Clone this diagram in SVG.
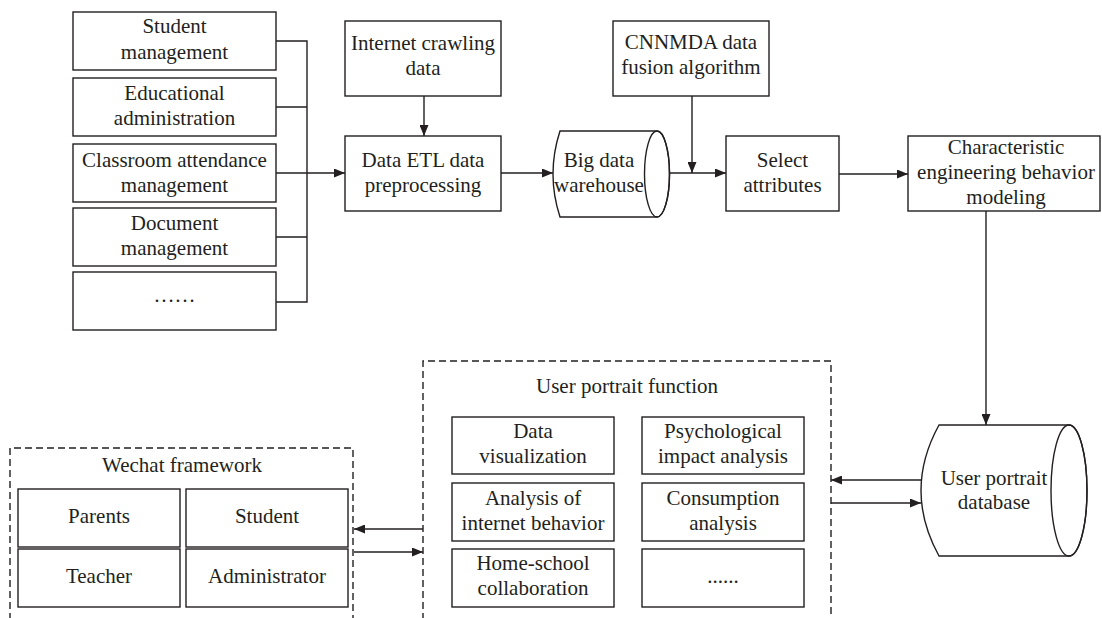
<svg xmlns="http://www.w3.org/2000/svg" width="1102" height="618" viewBox="0 0 1102 618">
<defs>
<marker id="arr" markerUnits="userSpaceOnUse" markerWidth="11" markerHeight="9" refX="11" refY="4.5" orient="auto">
<path d="M0,0 L11,4.5 L0,9 z" fill="#231f20"/>
</marker>
<style>
.box{fill:#fff;stroke:#231f20;stroke-width:1.4}
.dash{fill:none;stroke:#231f20;stroke-width:1.4;stroke-dasharray:7 4}
.ln{fill:none;stroke:#231f20;stroke-width:1.4}
.arw{fill:none;stroke:#231f20;stroke-width:1.4;marker-end:url(#arr)}
text{font-size:21px;fill:#231f20;text-anchor:middle}
</style>
</defs>
<rect width="1102" height="618" fill="#fff"/>

<g id="connectors">
<path class="ln" d="M276,41 H307 V302 H276 M276,107 H307 M276,237 H307"/>
<path class="arw" d="M276,173 H345"/>
<path class="arw" d="M424,96 V136"/>
<path class="arw" d="M501,173 H553"/>
<path class="arw" d="M670,173 H726"/>
<path class="arw" d="M692,96 V173"/>
<path class="arw" d="M839,174 H908"/>
<path class="arw" d="M986,211 V425"/>
<path class="arw" d="M921,480 H831"/>
<path class="arw" d="M831,503 H921"/>
<path class="arw" d="M423,529 H354"/>
<path class="arw" d="M354,552 H423"/>
</g>

<g font-family="'Liberation Serif', 'DejaVu Serif', serif">
<g id="student-management"><rect class="box" x="73" y="12" width="203" height="58"/><text x="174.5" y="33">Student</text><text x="174.5" y="59">management</text></g>
<g id="educational-administration"><rect class="box" x="73" y="78" width="203" height="58"/><text x="174.5" y="100">Educational</text><text x="174.5" y="125">administration</text></g>
<g id="classroom-attendance"><rect class="box" x="73" y="144" width="203" height="58"/><text x="174.5" y="167">Classroom attendance</text><text x="174.5" y="192">management</text></g>
<g id="document-management"><rect class="box" x="73" y="208" width="203" height="58"/><text x="174.5" y="230">Document</text><text x="174.5" y="255">management</text></g>
<g id="more-sources"><rect class="box" x="73" y="272" width="203" height="58"/><text x="174.5" y="302">……</text></g>

<g id="internet-crawling"><rect class="box" x="345" y="21" width="156" height="75"/><text x="423" y="50">Internet crawling</text><text x="423" y="75">data</text></g>
<g id="data-etl"><rect class="box" x="345" y="136" width="156" height="75"/><text x="423" y="167">Data ETL data</text><text x="423" y="192">preprocessing</text></g>

<g id="big-data-warehouse">
<path class="box" d="M560,131 L657,131 A12.5,43 0 0 1 657,217 L560,217 Q546,174 560,131 Z"/>
<ellipse class="ln" cx="657" cy="174" rx="12.5" ry="43"/>
<text x="599" y="167">Big data</text><text x="599" y="192">warehouse</text>
</g>

<g id="cnnmda"><rect class="box" x="613" y="21" width="156" height="75"/><text x="691" y="49">CNNMDA data</text><text x="691" y="74">fusion algorithm</text></g>
<g id="select-attributes"><rect class="box" x="726" y="136" width="113" height="75"/><text x="782.5" y="167">Select</text><text x="782.5" y="192">attributes</text></g>
<g id="characteristic-modeling"><rect class="box" x="908" y="136" width="192" height="75"/><text x="1006" y="154">Characteristic</text><text x="1006" y="179">engineering behavior</text><text x="1006" y="204">modeling</text></g>

<g id="user-portrait-database">
<path class="box" d="M939,425 L1069,425 A18,65.5 0 0 1 1069,556 L939,556 Q903,490.5 939,425 Z"/>
<ellipse class="ln" cx="1069" cy="490.5" rx="18" ry="65.5"/>
<text x="994" y="485">User portrait</text><text x="994" y="509">database</text>
</g>

<g id="user-portrait-function">
<path class="dash" d="M423,620 V361 H831 V620"/>
<text x="627" y="393">User portrait function</text>
<rect class="box" x="452" y="417" width="162" height="57"/><text x="533" y="438">Data</text><text x="533" y="463">visualization</text>
<rect class="box" x="642" y="417" width="162" height="57"/><text x="723" y="438">Psychological</text><text x="723" y="463">impact analysis</text>
<rect class="box" x="452" y="483" width="162" height="58"/><text x="533" y="505">Analysis of</text><text x="533" y="530">internet behavior</text>
<rect class="box" x="642" y="483" width="162" height="58"/><text x="723" y="505">Consumption</text><text x="723" y="530">analysis</text>
<rect class="box" x="452" y="549" width="162" height="58"/><text x="533" y="570">Home-school</text><text x="533" y="595">collaboration</text>
<rect class="box" x="642" y="549" width="162" height="58"/><text x="723" y="583">......</text>
</g>

<g id="wechat-framework">
<path class="dash" d="M10,620 V448 H353 V620"/>
<text x="182" y="472">Wechat framework</text>
<rect class="box" x="18" y="489" width="162" height="58"/><text x="99" y="523">Parents</text>
<rect class="box" x="186" y="489" width="162" height="58"/><text x="267" y="523">Student</text>
<rect class="box" x="18" y="549" width="162" height="58"/><text x="99" y="583">Teacher</text>
<rect class="box" x="186" y="549" width="162" height="58"/><text x="267" y="583">Administrator</text>
</g>
</g>
</svg>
----------------------------------------
== What to produce ==
Output the material word for word, omitting its pictures.

== Exercise output ==
Clone this diagram in SVG.
<svg xmlns="http://www.w3.org/2000/svg" width="1102" height="618" viewBox="0 0 1102 618">
<defs>
<marker id="arr" markerUnits="userSpaceOnUse" markerWidth="11" markerHeight="9" refX="11" refY="4.5" orient="auto">
<path d="M0,0 L11,4.5 L0,9 z" fill="#231f20"/>
</marker>
<style>
.box{fill:#fff;stroke:#231f20;stroke-width:1.4}
.dash{fill:none;stroke:#231f20;stroke-width:1.4;stroke-dasharray:7 4}
.ln{fill:none;stroke:#231f20;stroke-width:1.4}
.arw{fill:none;stroke:#231f20;stroke-width:1.4;marker-end:url(#arr)}
text{font-size:21px;fill:#231f20;text-anchor:middle}
</style>
</defs>
<rect width="1102" height="618" fill="#fff"/>

<g id="connectors">
<path class="ln" d="M276,41 H307 V302 H276 M276,107 H307 M276,237 H307"/>
<path class="arw" d="M276,173 H345"/>
<path class="arw" d="M424,96 V136"/>
<path class="arw" d="M501,173 H553"/>
<path class="arw" d="M670,173 H726"/>
<path class="arw" d="M692,96 V173"/>
<path class="arw" d="M839,174 H908"/>
<path class="arw" d="M986,211 V425"/>
<path class="arw" d="M921,480 H831"/>
<path class="arw" d="M831,503 H921"/>
<path class="arw" d="M423,529 H354"/>
<path class="arw" d="M354,552 H423"/>
</g>

<g font-family="'Liberation Serif', 'DejaVu Serif', serif">
<g id="student-management"><rect class="box" x="73" y="12" width="203" height="58"/><text x="174.5" y="33">Student</text><text x="174.5" y="59">management</text></g>
<g id="educational-administration"><rect class="box" x="73" y="78" width="203" height="58"/><text x="174.5" y="100">Educational</text><text x="174.5" y="125">administration</text></g>
<g id="classroom-attendance"><rect class="box" x="73" y="144" width="203" height="58"/><text x="174.5" y="167">Classroom attendance</text><text x="174.5" y="192">management</text></g>
<g id="document-management"><rect class="box" x="73" y="208" width="203" height="58"/><text x="174.5" y="230">Document</text><text x="174.5" y="255">management</text></g>
<g id="more-sources"><rect class="box" x="73" y="272" width="203" height="58"/><text x="174.5" y="302">……</text></g>

<g id="internet-crawling"><rect class="box" x="345" y="21" width="156" height="75"/><text x="423" y="50">Internet crawling</text><text x="423" y="75">data</text></g>
<g id="data-etl"><rect class="box" x="345" y="136" width="156" height="75"/><text x="423" y="167">Data ETL data</text><text x="423" y="192">preprocessing</text></g>

<g id="big-data-warehouse">
<path class="box" d="M560,131 L657,131 A12.5,43 0 0 1 657,217 L560,217 Q546,174 560,131 Z"/>
<ellipse class="ln" cx="657" cy="174" rx="12.5" ry="43"/>
<text x="599" y="167">Big data</text><text x="599" y="192">warehouse</text>
</g>

<g id="cnnmda"><rect class="box" x="613" y="21" width="156" height="75"/><text x="691" y="49">CNNMDA data</text><text x="691" y="74">fusion algorithm</text></g>
<g id="select-attributes"><rect class="box" x="726" y="136" width="113" height="75"/><text x="782.5" y="167">Select</text><text x="782.5" y="192">attributes</text></g>
<g id="characteristic-modeling"><rect class="box" x="908" y="136" width="192" height="75"/><text x="1006" y="154">Characteristic</text><text x="1006" y="179">engineering behavior</text><text x="1006" y="204">modeling</text></g>

<g id="user-portrait-database">
<path class="box" d="M939,425 L1069,425 A18,65.5 0 0 1 1069,556 L939,556 Q903,490.5 939,425 Z"/>
<ellipse class="ln" cx="1069" cy="490.5" rx="18" ry="65.5"/>
<text x="994" y="485">User portrait</text><text x="994" y="509">database</text>
</g>

<g id="user-portrait-function">
<path class="dash" d="M423,620 V361 H831 V620"/>
<text x="627" y="393">User portrait function</text>
<rect class="box" x="452" y="417" width="162" height="57"/><text x="533" y="438">Data</text><text x="533" y="463">visualization</text>
<rect class="box" x="642" y="417" width="162" height="57"/><text x="723" y="438">Psychological</text><text x="723" y="463">impact analysis</text>
<rect class="box" x="452" y="483" width="162" height="58"/><text x="533" y="505">Analysis of</text><text x="533" y="530">internet behavior</text>
<rect class="box" x="642" y="483" width="162" height="58"/><text x="723" y="505">Consumption</text><text x="723" y="530">analysis</text>
<rect class="box" x="452" y="549" width="162" height="58"/><text x="533" y="570">Home-school</text><text x="533" y="595">collaboration</text>
<rect class="box" x="642" y="549" width="162" height="58"/><text x="723" y="583">......</text>
</g>

<g id="wechat-framework">
<path class="dash" d="M10,620 V448 H353 V620"/>
<text x="182" y="472">Wechat framework</text>
<rect class="box" x="18" y="489" width="162" height="58"/><text x="99" y="523">Parents</text>
<rect class="box" x="186" y="489" width="162" height="58"/><text x="267" y="523">Student</text>
<rect class="box" x="18" y="549" width="162" height="58"/><text x="99" y="583">Teacher</text>
<rect class="box" x="186" y="549" width="162" height="58"/><text x="267" y="583">Administrator</text>
</g>
</g>
</svg>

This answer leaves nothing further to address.